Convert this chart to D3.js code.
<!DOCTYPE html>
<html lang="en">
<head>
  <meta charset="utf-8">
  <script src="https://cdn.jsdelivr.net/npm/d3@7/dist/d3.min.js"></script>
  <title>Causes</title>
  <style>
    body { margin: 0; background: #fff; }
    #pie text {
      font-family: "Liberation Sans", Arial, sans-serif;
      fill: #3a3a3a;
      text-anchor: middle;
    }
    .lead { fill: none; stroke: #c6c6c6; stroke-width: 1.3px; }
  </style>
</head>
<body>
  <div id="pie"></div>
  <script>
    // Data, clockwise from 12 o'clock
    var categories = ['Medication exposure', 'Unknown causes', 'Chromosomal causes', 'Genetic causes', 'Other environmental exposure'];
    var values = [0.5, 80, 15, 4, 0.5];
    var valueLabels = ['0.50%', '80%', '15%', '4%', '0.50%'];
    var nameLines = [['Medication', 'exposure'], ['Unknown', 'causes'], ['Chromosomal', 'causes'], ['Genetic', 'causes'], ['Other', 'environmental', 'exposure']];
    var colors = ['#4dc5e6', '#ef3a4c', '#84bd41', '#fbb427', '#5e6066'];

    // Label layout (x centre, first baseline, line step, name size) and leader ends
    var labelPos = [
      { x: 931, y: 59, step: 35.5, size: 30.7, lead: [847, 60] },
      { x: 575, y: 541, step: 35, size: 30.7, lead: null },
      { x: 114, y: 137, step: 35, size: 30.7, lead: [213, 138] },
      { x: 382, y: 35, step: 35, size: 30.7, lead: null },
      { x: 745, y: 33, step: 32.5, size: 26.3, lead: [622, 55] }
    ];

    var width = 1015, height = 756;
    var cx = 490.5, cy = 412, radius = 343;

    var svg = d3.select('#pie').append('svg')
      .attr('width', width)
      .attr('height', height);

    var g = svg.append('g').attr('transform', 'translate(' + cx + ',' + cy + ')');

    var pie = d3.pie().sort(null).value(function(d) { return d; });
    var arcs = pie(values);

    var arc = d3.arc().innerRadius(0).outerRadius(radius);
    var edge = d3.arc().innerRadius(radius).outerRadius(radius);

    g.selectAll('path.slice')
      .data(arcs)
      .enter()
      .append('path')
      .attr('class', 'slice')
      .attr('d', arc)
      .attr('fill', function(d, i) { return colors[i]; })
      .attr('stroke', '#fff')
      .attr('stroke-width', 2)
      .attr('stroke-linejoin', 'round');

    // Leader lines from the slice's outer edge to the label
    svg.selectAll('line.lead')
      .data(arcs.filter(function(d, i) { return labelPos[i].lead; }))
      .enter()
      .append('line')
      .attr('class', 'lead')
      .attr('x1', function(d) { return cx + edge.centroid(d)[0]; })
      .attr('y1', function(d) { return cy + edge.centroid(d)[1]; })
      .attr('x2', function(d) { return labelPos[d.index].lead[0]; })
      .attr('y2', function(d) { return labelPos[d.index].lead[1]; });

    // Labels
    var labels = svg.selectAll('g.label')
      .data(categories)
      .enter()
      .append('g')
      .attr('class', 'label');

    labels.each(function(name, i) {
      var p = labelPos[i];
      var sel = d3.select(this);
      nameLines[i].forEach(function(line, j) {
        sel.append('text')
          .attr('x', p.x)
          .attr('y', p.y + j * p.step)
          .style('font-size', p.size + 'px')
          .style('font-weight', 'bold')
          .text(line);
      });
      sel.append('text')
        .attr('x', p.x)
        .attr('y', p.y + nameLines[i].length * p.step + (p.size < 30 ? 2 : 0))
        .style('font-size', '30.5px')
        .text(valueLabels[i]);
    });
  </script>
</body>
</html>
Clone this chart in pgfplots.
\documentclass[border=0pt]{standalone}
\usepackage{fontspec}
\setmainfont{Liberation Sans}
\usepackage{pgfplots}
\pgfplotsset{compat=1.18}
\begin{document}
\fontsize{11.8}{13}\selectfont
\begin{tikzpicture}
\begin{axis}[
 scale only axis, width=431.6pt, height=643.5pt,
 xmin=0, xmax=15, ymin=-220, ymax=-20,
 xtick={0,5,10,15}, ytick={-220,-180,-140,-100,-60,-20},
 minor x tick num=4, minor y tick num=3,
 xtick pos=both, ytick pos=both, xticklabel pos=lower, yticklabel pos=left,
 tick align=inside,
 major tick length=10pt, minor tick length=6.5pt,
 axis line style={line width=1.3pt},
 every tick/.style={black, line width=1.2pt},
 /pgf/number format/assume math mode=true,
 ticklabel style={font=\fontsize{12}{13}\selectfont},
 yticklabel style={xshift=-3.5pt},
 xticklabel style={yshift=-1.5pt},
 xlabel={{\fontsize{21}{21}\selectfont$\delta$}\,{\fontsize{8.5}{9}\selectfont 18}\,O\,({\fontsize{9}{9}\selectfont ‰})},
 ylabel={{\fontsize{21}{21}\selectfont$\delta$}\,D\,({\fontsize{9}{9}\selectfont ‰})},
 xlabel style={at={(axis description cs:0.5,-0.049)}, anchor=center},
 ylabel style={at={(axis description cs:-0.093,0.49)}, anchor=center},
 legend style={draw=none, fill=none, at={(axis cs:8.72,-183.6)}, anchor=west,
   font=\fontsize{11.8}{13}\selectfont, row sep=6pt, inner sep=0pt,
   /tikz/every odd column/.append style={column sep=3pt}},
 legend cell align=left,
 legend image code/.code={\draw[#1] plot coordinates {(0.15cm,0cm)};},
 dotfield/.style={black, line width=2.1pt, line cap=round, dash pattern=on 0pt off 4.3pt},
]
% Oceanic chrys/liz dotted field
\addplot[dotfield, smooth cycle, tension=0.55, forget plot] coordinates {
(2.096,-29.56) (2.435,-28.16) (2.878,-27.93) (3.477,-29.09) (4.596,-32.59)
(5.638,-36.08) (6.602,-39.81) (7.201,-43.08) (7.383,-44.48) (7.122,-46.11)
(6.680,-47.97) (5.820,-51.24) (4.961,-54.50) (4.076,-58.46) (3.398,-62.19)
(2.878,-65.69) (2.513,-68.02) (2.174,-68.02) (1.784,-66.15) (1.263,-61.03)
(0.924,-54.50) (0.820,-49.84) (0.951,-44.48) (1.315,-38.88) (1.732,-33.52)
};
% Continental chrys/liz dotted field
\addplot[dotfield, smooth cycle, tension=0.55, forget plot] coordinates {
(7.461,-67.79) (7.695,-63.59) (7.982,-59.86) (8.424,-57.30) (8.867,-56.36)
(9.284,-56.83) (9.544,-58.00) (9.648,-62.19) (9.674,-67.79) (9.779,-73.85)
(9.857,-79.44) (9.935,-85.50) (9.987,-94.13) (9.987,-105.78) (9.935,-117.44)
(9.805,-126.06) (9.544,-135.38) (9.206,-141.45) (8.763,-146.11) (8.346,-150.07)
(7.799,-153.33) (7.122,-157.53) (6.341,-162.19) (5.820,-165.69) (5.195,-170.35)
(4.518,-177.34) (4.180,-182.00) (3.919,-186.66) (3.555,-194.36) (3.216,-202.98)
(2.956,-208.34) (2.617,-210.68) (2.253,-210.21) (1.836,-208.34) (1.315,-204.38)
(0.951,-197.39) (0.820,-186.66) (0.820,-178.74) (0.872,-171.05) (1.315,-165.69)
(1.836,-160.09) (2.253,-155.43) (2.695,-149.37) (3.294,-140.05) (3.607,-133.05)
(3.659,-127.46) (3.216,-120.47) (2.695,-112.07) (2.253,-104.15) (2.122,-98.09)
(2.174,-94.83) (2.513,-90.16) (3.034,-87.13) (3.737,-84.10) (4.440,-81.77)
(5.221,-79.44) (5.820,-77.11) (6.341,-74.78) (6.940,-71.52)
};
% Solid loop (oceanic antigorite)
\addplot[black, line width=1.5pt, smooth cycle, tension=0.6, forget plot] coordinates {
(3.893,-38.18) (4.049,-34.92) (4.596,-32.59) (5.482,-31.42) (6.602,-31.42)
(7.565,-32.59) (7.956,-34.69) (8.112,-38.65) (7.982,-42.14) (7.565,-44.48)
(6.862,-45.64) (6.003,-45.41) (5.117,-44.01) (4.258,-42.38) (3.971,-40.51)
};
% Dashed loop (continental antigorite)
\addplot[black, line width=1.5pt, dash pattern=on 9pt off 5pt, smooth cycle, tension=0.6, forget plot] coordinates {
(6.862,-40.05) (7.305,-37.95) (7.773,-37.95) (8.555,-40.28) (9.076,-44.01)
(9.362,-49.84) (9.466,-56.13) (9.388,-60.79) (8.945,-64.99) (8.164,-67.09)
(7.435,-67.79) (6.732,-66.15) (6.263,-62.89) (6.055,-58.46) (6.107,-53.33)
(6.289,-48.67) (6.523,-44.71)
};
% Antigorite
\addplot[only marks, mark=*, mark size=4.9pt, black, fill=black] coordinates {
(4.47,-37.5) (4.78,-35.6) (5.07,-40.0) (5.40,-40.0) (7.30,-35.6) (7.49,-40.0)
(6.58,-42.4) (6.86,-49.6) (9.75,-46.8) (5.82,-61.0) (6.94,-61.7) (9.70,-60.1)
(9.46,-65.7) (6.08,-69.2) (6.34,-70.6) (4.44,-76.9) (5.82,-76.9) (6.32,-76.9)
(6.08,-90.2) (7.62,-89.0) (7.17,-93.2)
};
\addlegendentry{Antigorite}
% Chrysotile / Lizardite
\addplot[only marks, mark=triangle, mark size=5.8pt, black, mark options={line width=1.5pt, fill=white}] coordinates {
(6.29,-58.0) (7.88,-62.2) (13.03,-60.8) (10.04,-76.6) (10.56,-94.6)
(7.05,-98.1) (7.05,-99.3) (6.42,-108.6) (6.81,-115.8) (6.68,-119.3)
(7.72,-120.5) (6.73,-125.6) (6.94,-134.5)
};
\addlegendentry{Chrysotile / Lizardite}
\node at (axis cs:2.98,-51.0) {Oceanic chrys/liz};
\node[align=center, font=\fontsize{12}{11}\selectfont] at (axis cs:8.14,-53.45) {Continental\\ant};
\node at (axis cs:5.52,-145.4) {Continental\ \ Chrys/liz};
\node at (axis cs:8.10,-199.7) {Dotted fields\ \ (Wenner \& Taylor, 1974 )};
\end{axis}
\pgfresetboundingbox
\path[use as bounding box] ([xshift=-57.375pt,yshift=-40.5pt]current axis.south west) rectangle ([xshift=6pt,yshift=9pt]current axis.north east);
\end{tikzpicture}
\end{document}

_ _ _ _ _

Produce the lines from the top of the listing through the "var g = svg.append('g').attr('transform', 'translate('" line exactly as they appear, with no additional output.

Convert this chart to D3.js code.
<!DOCTYPE html>
<html lang="en">
<head>
  <meta charset="utf-8">
  <script src="https://cdn.jsdelivr.net/npm/d3@7/dist/d3.min.js"></script>
  <title>Causes</title>
  <style>
    body { margin: 0; background: #fff; }
    #pie text {
      font-family: "Liberation Sans", Arial, sans-serif;
      fill: #3a3a3a;
      text-anchor: middle;
    }
    .lead { fill: none; stroke: #c6c6c6; stroke-width: 1.3px; }
  </style>
</head>
<body>
  <div id="pie"></div>
  <script>
    // Data, clockwise from 12 o'clock
    var categories = ['Medication exposure', 'Unknown causes', 'Chromosomal causes', 'Genetic causes', 'Other environmental exposure'];
    var values = [0.5, 80, 15, 4, 0.5];
    var valueLabels = ['0.50%', '80%', '15%', '4%', '0.50%'];
    var nameLines = [['Medication', 'exposure'], ['Unknown', 'causes'], ['Chromosomal', 'causes'], ['Genetic', 'causes'], ['Other', 'environmental', 'exposure']];
    var colors = ['#4dc5e6', '#ef3a4c', '#84bd41', '#fbb427', '#5e6066'];

    // Label layout (x centre, first baseline, line step, name size) and leader ends
    var labelPos = [
      { x: 931, y: 59, step: 35.5, size: 30.7, lead: [847, 60] },
      { x: 575, y: 541, step: 35, size: 30.7, lead: null },
      { x: 114, y: 137, step: 35, size: 30.7, lead: [213, 138] },
      { x: 382, y: 35, step: 35, size: 30.7, lead: null },
      { x: 745, y: 33, step: 32.5, size: 26.3, lead: [622, 55] }
    ];

    var width = 1015, height = 756;
    var cx = 490.5, cy = 412, radius = 343;

    var svg = d3.select('#pie').append('svg')
      .attr('width', width)
      .attr('height', height);

    var g = svg.append('g').attr('transform', 'translate(' + cx + ',' + cy + ')');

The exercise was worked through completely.